▶ _GIVEN INSTRUCTION_: Print exactly the lines from the first one down to the line containing "s.set_linewidth(1.4)", both ends included, with no pictures and nothing else.

▶ _GIVEN INFORMATION_:
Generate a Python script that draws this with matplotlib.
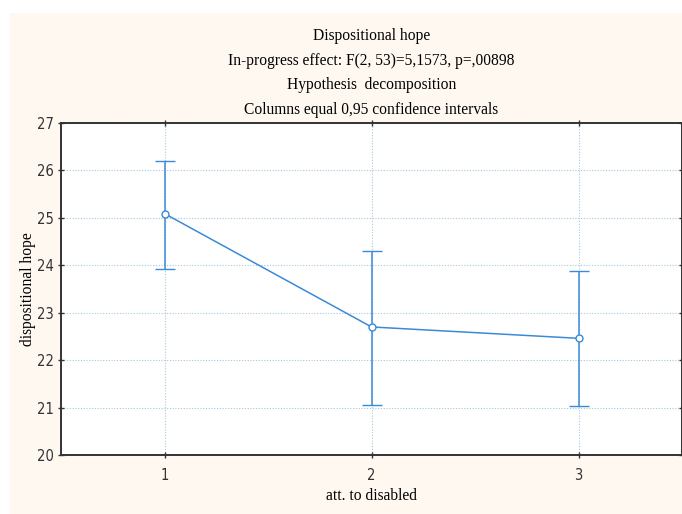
import matplotlib
matplotlib.use("Agg")
import matplotlib.pyplot as plt
from matplotlib.patches import Rectangle

# Data (means and 0.95 CI bounds)
groups = [1, 2, 3]
means = [25.09, 22.70, 22.46]
ci_low = [23.92, 21.06, 21.04]
ci_high = [26.20, 24.30, 23.89]

title_lines = [
    "Dispositional hope",
    "In-progress effect: F(2, 53)=5,1573, p=,00898",
    "Hypothesis  decomposition",
    "Columns equal 0,95 confidence intervals",
]

blue = "#3a8ad8"
serif = ["Liberation Serif", "DejaVu Serif"]

fig = plt.figure(figsize=(6.82, 5.14), dpi=100)
fig.patch.set_facecolor("white")

# cream panel behind the plot, like the Statistica export
fig.patches.append(Rectangle((10 / 682, 0), 1 - 10 / 682, 1 - 13 / 514,
                             transform=fig.transFigure, facecolor="#fef8f0",
                             edgecolor="none", zorder=-10))

ax = fig.add_axes([61 / 682, 1 - 455 / 514, 1 - 61 / 682, (455 - 123) / 514])
ax.set_facecolor("white")

yerr = [[m - lo for m, lo in zip(means, ci_low)],
        [hi - m for m, hi in zip(means, ci_high)]]
ax.errorbar(groups, means, yerr=yerr, color=blue, lw=1.1, capsize=7.5,
            capthick=1.1, elinewidth=1.1, marker="o", ms=5,
            mfc="white", mec=blue, mew=1.0, zorder=3)

ax.set_xlim(0.5, 3.5)
ax.set_ylim(20, 27)
ax.set_xticks(groups)
ax.set_yticks(range(20, 28))
ax.grid(True, ls=(0, (1, 1.5)), color="#a6c6de", lw=0.8)
ax.set_axisbelow(True)

for s in ax.spines.values():
    s.set_color("#333333")
    s.set_linewidth(1.4)

ax.tick_params(axis="both", direction="inout", length=4, width=1, color="#333333",
               top=True, right=True, labelsize=10.5, pad=3)
ax.tick_params(axis="x", pad=7)
for lab in ax.get_xticklabels() + ax.get_yticklabels():
    lab.set_family("DejaVu Sans")
    lab.set_stretch("condensed")
    lab.set_color("#333333")

ax.set_xlabel("att. to disabled", family=serif, fontsize=11.2, labelpad=4)
ax.set_ylabel("dispositional hope", family=serif, fontsize=11.2, labelpad=1)

cx = (61 + 682) / 2 / 682
for i, line in enumerate(title_lines):
    fig.text(cx, 1 - (36 + 24.7 * i) / 514, line, ha="center", va="center",
             family=serif, fontsize=11.2)

fig.savefig("out.png", dpi=100)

▶ _RIGHT ANSWER_:
Generate a Python script that draws this with matplotlib.
import matplotlib
matplotlib.use("Agg")
import matplotlib.pyplot as plt
from matplotlib.patches import Rectangle

# Data (means and 0.95 CI bounds)
groups = [1, 2, 3]
means = [25.09, 22.70, 22.46]
ci_low = [23.92, 21.06, 21.04]
ci_high = [26.20, 24.30, 23.89]

title_lines = [
    "Dispositional hope",
    "In-progress effect: F(2, 53)=5,1573, p=,00898",
    "Hypothesis  decomposition",
    "Columns equal 0,95 confidence intervals",
]

blue = "#3a8ad8"
serif = ["Liberation Serif", "DejaVu Serif"]

fig = plt.figure(figsize=(6.82, 5.14), dpi=100)
fig.patch.set_facecolor("white")

# cream panel behind the plot, like the Statistica export
fig.patches.append(Rectangle((10 / 682, 0), 1 - 10 / 682, 1 - 13 / 514,
                             transform=fig.transFigure, facecolor="#fef8f0",
                             edgecolor="none", zorder=-10))

ax = fig.add_axes([61 / 682, 1 - 455 / 514, 1 - 61 / 682, (455 - 123) / 514])
ax.set_facecolor("white")

yerr = [[m - lo for m, lo in zip(means, ci_low)],
        [hi - m for m, hi in zip(means, ci_high)]]
ax.errorbar(groups, means, yerr=yerr, color=blue, lw=1.1, capsize=7.5,
            capthick=1.1, elinewidth=1.1, marker="o", ms=5,
            mfc="white", mec=blue, mew=1.0, zorder=3)

ax.set_xlim(0.5, 3.5)
ax.set_ylim(20, 27)
ax.set_xticks(groups)
ax.set_yticks(range(20, 28))
ax.grid(True, ls=(0, (1, 1.5)), color="#a6c6de", lw=0.8)
ax.set_axisbelow(True)

for s in ax.spines.values():
    s.set_color("#333333")
    s.set_linewidth(1.4)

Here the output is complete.